-- BEGIN --
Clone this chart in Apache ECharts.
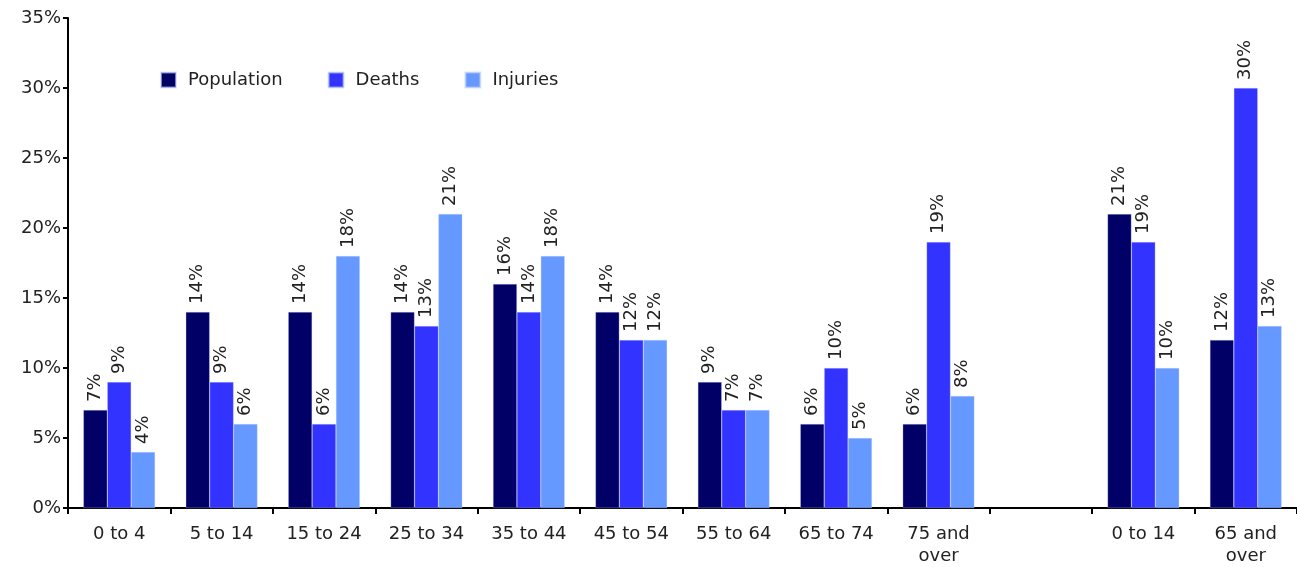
<!DOCTYPE html>
<html>
<head>
<meta charset="utf-8">
<script src="https://cdn.jsdelivr.net/npm/echarts@6/dist/echarts.min.js"></script>
<style>
  html, body { margin: 0; padding: 0; background: #fff; }
  #chart { width: 1297px; height: 567px; }
</style>
</head>
<body>
<div id="chart"></div>
<script>
// age groups, with one blank slot between the two blocks
var categories = ['0 to 4', '5 to 14', '15 to 24', '25 to 34', '35 to 44', '45 to 54',
                  '55 to 64', '65 to 74', '75 and\nover', '', '0 to 14', '65 and\nover'];
var population = [7, 14, 14, 14, 16, 14, 9, 6, 6, '-', 21, 12];
var deaths     = [9, 9, 6, 13, 14, 12, 7, 10, 19, '-', 19, 30];
var injuries   = [4, 6, 18, 21, 18, 12, 7, 5, 8, '-', 10, 13];
var yTicks = [0, 5, 10, 15, 20, 25, 30, 35];

var font = 'DejaVu Sans, Verdana, sans-serif';
var chart = echarts.init(document.getElementById('chart'));

function barSeries(name, data, color) {
    return {
        name: name,
        type: 'bar',
        data: data,
        barGap: '0%',
        barCategoryGap: '30%',
        itemStyle: { color: color, borderColor: 'rgba(200,210,255,0.6)', borderWidth: 0.5 },
        label: {
            show: true,
            position: 'top',
            rotate: 90,
            align: 'left',
            verticalAlign: 'middle',
            distance: 8,
            formatter: '{c}%',
            fontFamily: font,
            fontSize: 18,
            color: '#222'
        }
    };
}

chart.setOption({
    animation: false,
    textStyle: { fontFamily: font },
    legend: {
        left: 155,
        top: 66,
        itemWidth: 15,
        itemHeight: 15,
        itemGap: 45,
        icon: 'rect',
        textStyle: { fontSize: 18, color: '#222', fontFamily: font, padding: [0, 0, 0, 7] },
        data: ['Population', 'Deaths', 'Injuries']
    },
    grid: { left: 68, right: 0, top: 18, bottom: 59, containLabel: false, outerBoundsMode: 'none' },
    xAxis: {
        type: 'category',
        data: categories,
        axisLine: { lineStyle: { color: '#000', width: 2 } },
        axisTick: { show: true, length: 6, lineStyle: { color: '#000', width: 2 } },
        axisLabel: { fontSize: 18, color: '#222', margin: 15, lineHeight: 22, fontFamily: font, interval: 0 }
    },
    yAxis: {
        type: 'value',
        min: yTicks[0],
        max: yTicks[yTicks.length - 1],
        interval: 5,
        axisLine: { show: true, lineStyle: { color: '#000', width: 2 } },
        axisTick: { show: true, length: 5, lineStyle: { color: '#000', width: 2 } },
        splitLine: { show: false },
        axisLabel: { fontSize: 18, color: '#222', margin: 7, formatter: '{value}%', fontFamily: font }
    },
    series: [
        barSeries('Population', population, '#000066'),
        barSeries('Deaths', deaths, '#3333ff'),
        barSeries('Injuries', injuries, '#6699ff')
    ]
});
</script>
</body>
</html>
-- END --
WHAT IS BEING ASKED:
Leave out all pictures, then copy the remaining material exactly.

RIGHT ANSWER:
Clone this chart in Apache ECharts.
<!DOCTYPE html>
<html>
<head>
<meta charset="utf-8">
<script src="https://cdn.jsdelivr.net/npm/echarts@6/dist/echarts.min.js"></script>
<style>
  html, body { margin: 0; padding: 0; background: #fff; }
  #chart { width: 1297px; height: 567px; }
</style>
</head>
<body>
<div id="chart"></div>
<script>
// age groups, with one blank slot between the two blocks
var categories = ['0 to 4', '5 to 14', '15 to 24', '25 to 34', '35 to 44', '45 to 54',
                  '55 to 64', '65 to 74', '75 and\nover', '', '0 to 14', '65 and\nover'];
var population = [7, 14, 14, 14, 16, 14, 9, 6, 6, '-', 21, 12];
var deaths     = [9, 9, 6, 13, 14, 12, 7, 10, 19, '-', 19, 30];
var injuries   = [4, 6, 18, 21, 18, 12, 7, 5, 8, '-', 10, 13];
var yTicks = [0, 5, 10, 15, 20, 25, 30, 35];

var font = 'DejaVu Sans, Verdana, sans-serif';
var chart = echarts.init(document.getElementById('chart'));

function barSeries(name, data, color) {
    return {
        name: name,
        type: 'bar',
        data: data,
        barGap: '0%',
        barCategoryGap: '30%',
        itemStyle: { color: color, borderColor: 'rgba(200,210,255,0.6)', borderWidth: 0.5 },
        label: {
            show: true,
            position: 'top',
            rotate: 90,
            align: 'left',
            verticalAlign: 'middle',
            distance: 8,
            formatter: '{c}%',
            fontFamily: font,
            fontSize: 18,
            color: '#222'
        }
    };
}

chart.setOption({
    animation: false,
    textStyle: { fontFamily: font },
    legend: {
        left: 155,
        top: 66,
        itemWidth: 15,
        itemHeight: 15,
        itemGap: 45,
        icon: 'rect',
        textStyle: { fontSize: 18, color: '#222', fontFamily: font, padding: [0, 0, 0, 7] },
        data: ['Population', 'Deaths', 'Injuries']
    },
    grid: { left: 68, right: 0, top: 18, bottom: 59, containLabel: false, outerBoundsMode: 'none' },
    xAxis: {
        type: 'category',
        data: categories,
        axisLine: { lineStyle: { color: '#000', width: 2 } },
        axisTick: { show: true, length: 6, lineStyle: { color: '#000', width: 2 } },
        axisLabel: { fontSize: 18, color: '#222', margin: 15, lineHeight: 22, fontFamily: font, interval: 0 }
    },
    yAxis: {
        type: 'value',
        min: yTicks[0],
        max: yTicks[yTicks.length - 1],
        interval: 5,
        axisLine: { show: true, lineStyle: { color: '#000', width: 2 } },
        axisTick: { show: true, length: 5, lineStyle: { color: '#000', width: 2 } },
        splitLine: { show: false },
        axisLabel: { fontSize: 18, color: '#222', margin: 7, formatter: '{value}%', fontFamily: font }
    },
    series: [
        barSeries('Population', population, '#000066'),
        barSeries('Deaths', deaths, '#3333ff'),
        barSeries('Injuries', injuries, '#6699ff')
    ]
});
</script>
</body>
</html>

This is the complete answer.